If in the instant case the grant was to "Lizzie Tillotson * * * party of the second part * * * during the natural life of said second party and unto the heirs of her body," it could not be doubted that title to the remainder would have vested upon the death of the life tenant. Section 329, 330, Rev. Code; County of Los Angeles v. Winans, 13 Cal. App. 234, 109 P. 640; Hall v. Wright, supra; In re Shoemake, 211 Cal. 457, 295 P. 830; Emmerson v.

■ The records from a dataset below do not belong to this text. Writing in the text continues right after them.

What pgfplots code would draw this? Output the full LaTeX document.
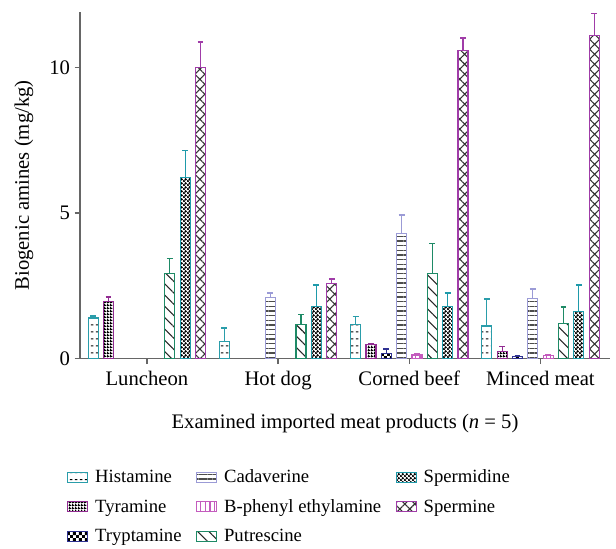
\documentclass[border=0pt]{standalone}
\usepackage{pgfplots}
\pgfplotsset{compat=1.18}
\usepackage{fontspec}
\setmainfont{Liberation Serif}
\usetikzlibrary{patterns,patterns.meta}

\definecolor{cHis}{HTML}{2A9DAA}
\definecolor{cTyr}{HTML}{922C92}
\definecolor{cTry}{HTML}{2E3192}
\definecolor{cCad}{HTML}{9B9BD6}
\definecolor{cPhe}{HTML}{C45CBE}
\definecolor{cPut}{HTML}{1E8A66}
\definecolor{cSpd}{HTML}{1E9AAA}
\definecolor{cSpm}{HTML}{A03CA8}
\definecolor{axgray}{HTML}{666666}

% small horizontal dashes (histamine)
\pgfdeclarepatternformonly{hdashes}{\pgfpointorigin}{\pgfqpoint{4pt}{5pt}}{\pgfqpoint{4pt}{5pt}}{%
  \pgfsetlinewidth{0.7pt}%
  \pgfpathmoveto{\pgfqpoint{0.8pt}{2.5pt}}\pgfpathlineto{\pgfqpoint{2.8pt}{2.5pt}}\pgfusepath{stroke}}
% dense dark grid with small holes (tyramine)
\pgfdeclarepatternformonly{darkgrid}{\pgfpointorigin}{\pgfqpoint{2pt}{2pt}}{\pgfqpoint{2pt}{2pt}}{%
  \pgfpathrectangle{\pgfpointorigin}{\pgfqpoint{2pt}{0.9pt}}%
  \pgfpathrectangle{\pgfpointorigin}{\pgfqpoint{0.9pt}{2pt}}\pgfusepath{fill}}
% coarse checkerboard (tryptamine)
\pgfdeclarepatternformonly{bigcheck}{\pgfpointorigin}{\pgfqpoint{4.4pt}{4.4pt}}{\pgfqpoint{4.4pt}{4.4pt}}{%
  \pgfpathrectangle{\pgfpointorigin}{\pgfqpoint{2.2pt}{2.2pt}}%
  \pgfpathrectangle{\pgfqpoint{2.2pt}{2.2pt}}{\pgfqpoint{2.2pt}{2.2pt}}\pgfusepath{fill}}
% staggered blobs (spermidine)
\pgfdeclarepatternformonly{blobs}{\pgfpointorigin}{\pgfqpoint{3.2pt}{3.2pt}}{\pgfqpoint{3.2pt}{3.2pt}}{%
  \pgfpathcircle{\pgfqpoint{0.8pt}{0.8pt}}{1.1pt}%
  \pgfpathcircle{\pgfqpoint{2.4pt}{2.4pt}}{1.1pt}\pgfusepath{fill}}

\pgfplotsset{
  amine/.style={draw=#1, line width=0.9pt,
    error bars/y dir=plus, error bars/y explicit,
    error bars/error bar style={color=#1, line width=0.9pt},
    error bars/error mark options={color=#1, line width=1.1pt, mark size=2.2pt, rotate=90}},
}

\begin{document}
\begin{tikzpicture}
\begin{axis}[
  scale only axis,
  width=397.5pt, height=260pt,
  ybar, bar width=7.5pt,
  xmin=-0.51, xmax=3.53,
  ymin=0, ymax=11.9,
  axis lines=left,
  axis line style={-, axgray, line width=1pt},
  every tick/.style={axgray, line width=1pt},
  tick align=outside,
  major tick length=4pt,
  xtick={0,1,2,3},
  xticklabels={Luncheon, Hot dog, Corned beef, Minced meat},
  ytick={0,5,10},
  /pgf/number format/assume math mode=true,
  tick label style={font=\fontsize{15.5}{17}\selectfont},
  xticklabel style={yshift=-2pt},
  label style={font=\fontsize{15.5}{17}\selectfont},
  xlabel={Examined imported meat products (\textit{n} = 5)},
  ylabel={Biogenic amines (mg/kg)},
  xlabel style={yshift=-11pt},
  ylabel style={yshift=5pt},
  legend columns=3,
  legend cell align=left,
  legend style={draw=none, fill=none, at={(-0.032,-0.305)}, anchor=north west,
    font=\fontsize{14}{16}\selectfont,
    row sep=7pt,
    /tikz/every odd column/.append style={column sep=3pt},
    /tikz/every even column/.append style={column sep=9pt}},
  legend image code/.code={\draw[#1, line width=0.9pt] (0pt,-3.5pt) rectangle (15pt,4pt);},
]
% Histamine
\addplot[amine=cHis, bar shift=-40.25pt, pattern=hdashes, pattern color=black]
  coordinates {(0,1.40) +- (0,0.07) (1,0.60) +- (0,0.46) (2,1.17) +- (0,0.27) (3,1.12) +- (0,0.93)};
% Cadaverine
\addplot[amine=cCad, bar shift=-5.75pt, pattern={Lines[angle=0,distance=3.5pt,line width=0.9pt]}, pattern color=black!70]
  coordinates {(1,2.09) +- (0,0.17) (2,4.29) +- (0,0.65) (3,2.07) +- (0,0.33)};
% Spermidine
\addplot[amine=cSpd, bar shift=28.75pt, pattern=blobs, pattern color=black]
  coordinates {(0,6.22) +- (0,0.92) (1,1.78) +- (0,0.75) (2,1.80) +- (0,0.45) (3,1.63) +- (0,0.90)};
% Tyramine
\addplot[amine=cTyr, bar shift=-28.75pt, pattern=darkgrid, pattern color=black]
  coordinates {(0,1.97) +- (0,0.15) (2,0.48) +- (0,0.05) (3,0.25) +- (0,0.17)};
% B-phenyl ethylamine
\addplot[amine=cPhe, bar shift=5.75pt, pattern={Lines[angle=90,distance=3.5pt,line width=0.8pt]}, pattern color=cPhe]
  coordinates {(2,0.13) +- (0,0.03) (3,0.10) +- (0,0.02)};
% Spermine
\addplot[amine=cSpm, bar shift=40.25pt, pattern={Hatch[angle=45,distance=5.3pt,line width=0.8pt]}, pattern color=black!80]
  coordinates {(0,10.00) +- (0,0.87) (1,2.58) +- (0,0.16) (2,10.57) +- (0,0.44) (3,11.10) +- (0,0.75)};
% Tryptamine
\addplot[amine=cTry, bar shift=-17.25pt, pattern=bigcheck, pattern color=black]
  coordinates {(2,0.17) +- (0,0.17) (3,0.07) +- (0,0.03)};
% Putrescine
\addplot[amine=cPut, bar shift=17.25pt, pattern={Lines[angle=-45,distance=6pt,line width=0.8pt]}, pattern color=black!85]
  coordinates {(0,2.93) +- (0,0.50) (1,1.17) +- (0,0.35) (2,2.93) +- (0,1.02) (3,1.20) +- (0,0.58)};
\legend{Histamine, Cadaverine, Spermidine, Tyramine, B-phenyl ethylamine, Spermine, Tryptamine, Putrescine}
\coordinate (bbTL) at (rel axis cs:-0.1509,1.0346);
\coordinate (bbBR) at (rel axis cs:1.0113,-0.5418);
\end{axis}
\useasboundingbox (bbTL) rectangle (bbBR);
\end{tikzpicture}
\end{document}
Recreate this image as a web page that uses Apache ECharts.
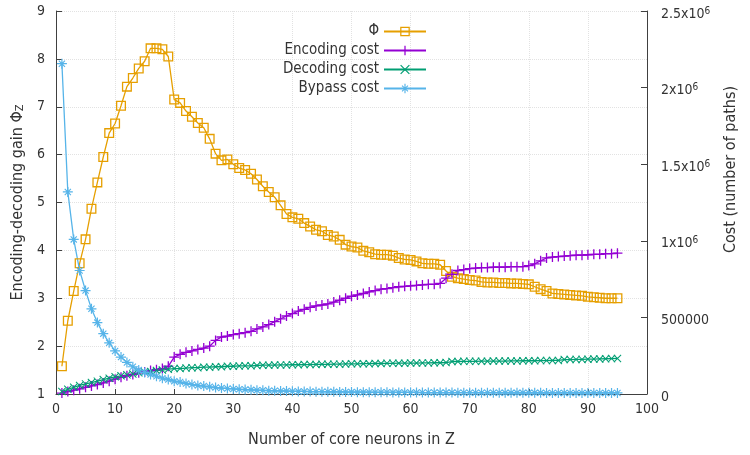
<!DOCTYPE html>
<html><head><meta charset="utf-8">
<script src="https://cdn.jsdelivr.net/npm/echarts@6/dist/echarts.min.js"></script>
<style>html,body{margin:0;padding:0;background:#fff}#c{width:750px;height:455px}</style>
</head><body><div id="c"></div>
<script>
const neurons = [1,2,3,4,5,6,7,8,9,10,11,12,13,14,15,16,17,18,19,20,21,22,23,24,25,26,27,28,29,30,31,32,33,34,35,36,37,38,39,40,41,42,43,44,45,46,47,48,49,50,51,52,53,54,55,56,57,58,59,60,61,62,63,64,65,66,67,68,69,70,71,72,73,74,75,76,77,78,79,80,81,82,83,84,85,86,87,88,89,90,91,92,93,94,95];
const phiGain = [1.58,2.53,3.15,3.73,4.23,4.87,5.42,5.95,6.45,6.65,
7.02,7.42,7.6,7.8,7.95,8.22,8.22,8.2,8.05,7.15,
7.08,6.91,6.79,6.66,6.56,6.33,6.02,5.88,5.9,5.8,
5.72,5.68,5.6,5.48,5.34,5.22,5.11,4.94,4.76,4.69,
4.66,4.57,4.5,4.43,4.4,4.32,4.29,4.22,4.12,4.08,
4.06,3.99,3.96,3.92,3.91,3.91,3.89,3.84,3.81,3.8,
3.77,3.73,3.72,3.72,3.7,3.57,3.45,3.42,3.4,3.38,
3.37,3.34,3.33,3.33,3.32,3.32,3.31,3.31,3.3,3.29,
3.24,3.19,3.15,3.1,3.09,3.08,3.07,3.06,3.05,3.03,
3.02,3.01,3.0,3.0,3.0];
const encodingCost = [6000,16000,25000,34000,44000,53000,62000,72000,84000,97000,
109000,119000,128000,138000,144000,153000,159000,166000,181000,241000,
259000,272000,281000,291000,300000,312000,350000,372000,378000,388000,
394000,400000,409000,425000,438000,453000,472000,491000,509000,525000,
541000,553000,566000,575000,581000,588000,600000,612000,625000,638000,
647000,656000,666000,675000,684000,688000,694000,700000,703000,706000,
709000,712000,716000,716000,722000,756000,781000,806000,812000,819000,
822000,825000,825000,828000,828000,828000,831000,831000,831000,838000,
850000,869000,888000,894000,897000,900000,903000,906000,906000,909000,
912000,912000,916000,916000,919000];
const decodingCost = [16000,31000,44000,56000,66000,75000,84000,94000,103000,112000,
119000,125000,131000,138000,144000,147000,153000,156000,162000,166000,
166000,169000,172000,172000,175000,175000,178000,178000,181000,181000,
183000,184000,184000,186000,188000,188000,189000,190000,190000,191000,
191000,192000,192000,193000,194000,194000,195000,195000,196000,197000,
197000,198000,198000,199000,199000,200000,200000,201000,201000,202000,
202000,203000,203000,204000,204000,205000,212000,212000,213000,213000,
213000,214000,214000,215000,215000,215000,216000,216000,217000,217000,
217000,218000,218000,219000,219000,225000,225000,226000,226000,227000,
228000,229000,230000,231000,232000];
const bypassCost = [2156000,1319000,1009000,806000,675000,556000,466000,394000,334000,281000,
241000,206000,178000,156000,141000,128000,116000,103000,94000,84000,
78000,69000,62000,56000,52000,47000,42000,39000,36000,33000,
31000,29000,27000,25000,24000,22000,21000,20000,19000,18000,
17000,16500,16000,15500,15000,14500,14000,13500,13000,12500,
12000,12000,11500,11500,11000,11000,10500,10500,10000,10000,
10000,9500,9500,9500,9000,9000,9000,8500,8500,8500,
8000,8000,8000,8000,8000,7500,7500,7500,7500,7500,
7500,7500,7000,7000,7000,7000,7000,7000,7000,7000,
7000,7000,7000,7000,7000];
const seriesNames = ['Φ','Encoding cost','Decoding cost','Bypass cost'];
const xTitle = 'Number of core neurons in Z';
const yLeftTitle = 'Encoding-decoding gain Φ{sub|Z}';
const yRightTitle = 'Cost (number of paths)';

const FONT = "'DejaVu Sans Condensed','DejaVu Sans',sans-serif";
const TXT = '#333';
const AX = '#404040';
const GRID = '#e2e2e2';
const pair = arr => arr.map((v, i) => [neurons[i], v]);

const SQUARE = 'path://M0,0L10,0L10,10L0,10ZM1.3,1.3L1.3,8.7L8.7,8.7L8.7,1.3Z';
const PLUS = 'path://M4.35,0H5.65V4.35H10V5.65H5.65V10H4.35V5.65H0V4.35H4.35Z';
const CROSS = 'path://M0,0.9L0.9,0L10,9.1L9.1,10ZM9.1,0L10,0.9L0.9,10L0,9.1Z';
const STAR = 'path://M4.4,0H5.6V4.4H10V5.6H5.6V10H4.4V5.6H0V4.4H4.4ZM1.5,2.3L2.3,1.5L8.5,7.7L7.7,8.5ZM7.7,1.5L8.5,2.3L2.3,8.5L1.5,7.7Z';

function mkSeries(name, data, yIdx, color, symbol, size) {
  return {
    name, type: 'line', yAxisIndex: yIdx, data: pair(data),
    symbol, symbolSize: size, showAllSymbol: true,
    lineStyle: { width: 1.3, color },
    itemStyle: { color },
    emphasis: { disabled: true },
    animation: false
  };
}

const chart = echarts.init(document.getElementById('c'), null, { renderer: 'canvas' });
const rightLabels = v => {
  if (v === 0) return '0';
  if (v === 500000) return '500000';
  return (v / 1e6) + 'x10{sup|6}';
};
chart.setOption({
  backgroundColor: '#fff',
  animation: false,
  textStyle: { fontFamily: FONT },
  grid: { left: 56, right: 103, top: 11, bottom: 61 },
  legend: {
    orient: 'vertical', align: 'right', right: 318, top: 18,
    itemWidth: 42, itemHeight: 12, itemGap: 2,
    textStyle: { fontSize: 15, color: TXT, fontFamily: FONT, lineHeight: 17 },
    data: seriesNames
  },
  xAxis: {
    type: 'value', min: 0, max: 100, interval: 10,
    axisLine: { show: true, lineStyle: { color: AX, width: 1 } },
    axisTick: { show: true, inside: true, length: 5, lineStyle: { color: AX } },
    splitLine: { show: true, lineStyle: { type: 'dotted', color: GRID, width: 1 } },
    axisLabel: { margin: 8, fontSize: 14, color: TXT, fontFamily: FONT },
    name: xTitle, nameLocation: 'middle', nameGap: 38,
    nameTextStyle: { fontSize: 16, color: TXT, fontFamily: FONT }
  },
  yAxis: [{
    type: 'value', min: 1, max: 9, interval: 1, position: 'left',
    axisLine: { show: true, lineStyle: { color: AX, width: 1 } },
    axisTick: { show: true, inside: true, length: 6, lineStyle: { color: AX } },
    splitLine: { show: true, lineStyle: { type: 'dotted', color: GRID, width: 1 } },
    axisLabel: { margin: 11, fontSize: 14, color: TXT, fontFamily: FONT },
    name: yLeftTitle, nameLocation: 'middle', nameGap: 28, nameRotate: 90,
    nameTextStyle: { fontSize: 16, color: TXT, fontFamily: FONT,
      rich: { sub: { fontSize: 11, color: TXT, fontFamily: FONT, verticalAlign: 'bottom', padding: [6, 0, 0, 0] } } }
  }, {
    type: 'value', min: 0, max: 2500000, interval: 500000, position: 'right',
    axisLine: { show: true, lineStyle: { color: AX, width: 1 } },
    axisTick: { show: true, inside: true, length: 6, lineStyle: { color: AX } },
    splitLine: { show: false },
    axisLabel: { margin: 14, fontSize: 14, color: TXT, fontFamily: FONT, formatter: rightLabels,
      padding: [6, 0, 0, 0],
      rich: { sup: { fontSize: 10, color: TXT, fontFamily: FONT, verticalAlign: 'top', padding: [0, 0, 6, 0] } } },
    name: yRightTitle, nameLocation: 'middle', nameGap: 76, nameRotate: 90,
    nameTextStyle: { fontSize: 16, color: TXT, fontFamily: FONT, padding: [0, 0, 0, 66] }
  }],
  series: [
    mkSeries(seriesNames[0], phiGain, 0, '#e69f00', SQUARE, 10),
    mkSeries(seriesNames[1], encodingCost, 1, '#9400d3', PLUS, 10),
    mkSeries(seriesNames[2], decodingCost, 1, '#009e73', CROSS, 8),
    mkSeries(seriesNames[3], bypassCost, 1, '#56b4e9', STAR, 10)
  ]
});
</script></body></html>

Hughes, 110 Mo. 627, 19 S.W. 979. The grantor desired to make provision for vesting of the remainder in other persons if the life tenant died without issue, and inserted the language "if then there be such (heirs), otherwise to my heirs." It is not the natural and reasonable interpretation of this provision for the vesting of the remainder in other persons upon failure of issue of the life tenant to hold that the annexation of these words are in explanation of the words "heirs of the body," indicating that the grantor meant to use them in a qualified sense as designating persons in whom he intended the estate to vest at his death, and to preclude the application of the clear and unambiguous provisions of *Page 580 the statutes referred to. If the grantor intended to limit the remainder to his issue, he did not give expression to such purpose. I am of the view, therefore, that the construction given to the deed by the learned trial court was correct, and that the judgment should be affirmed.
RUDOLPH, P.J., concurs in the above opinion of ROBERTS, J.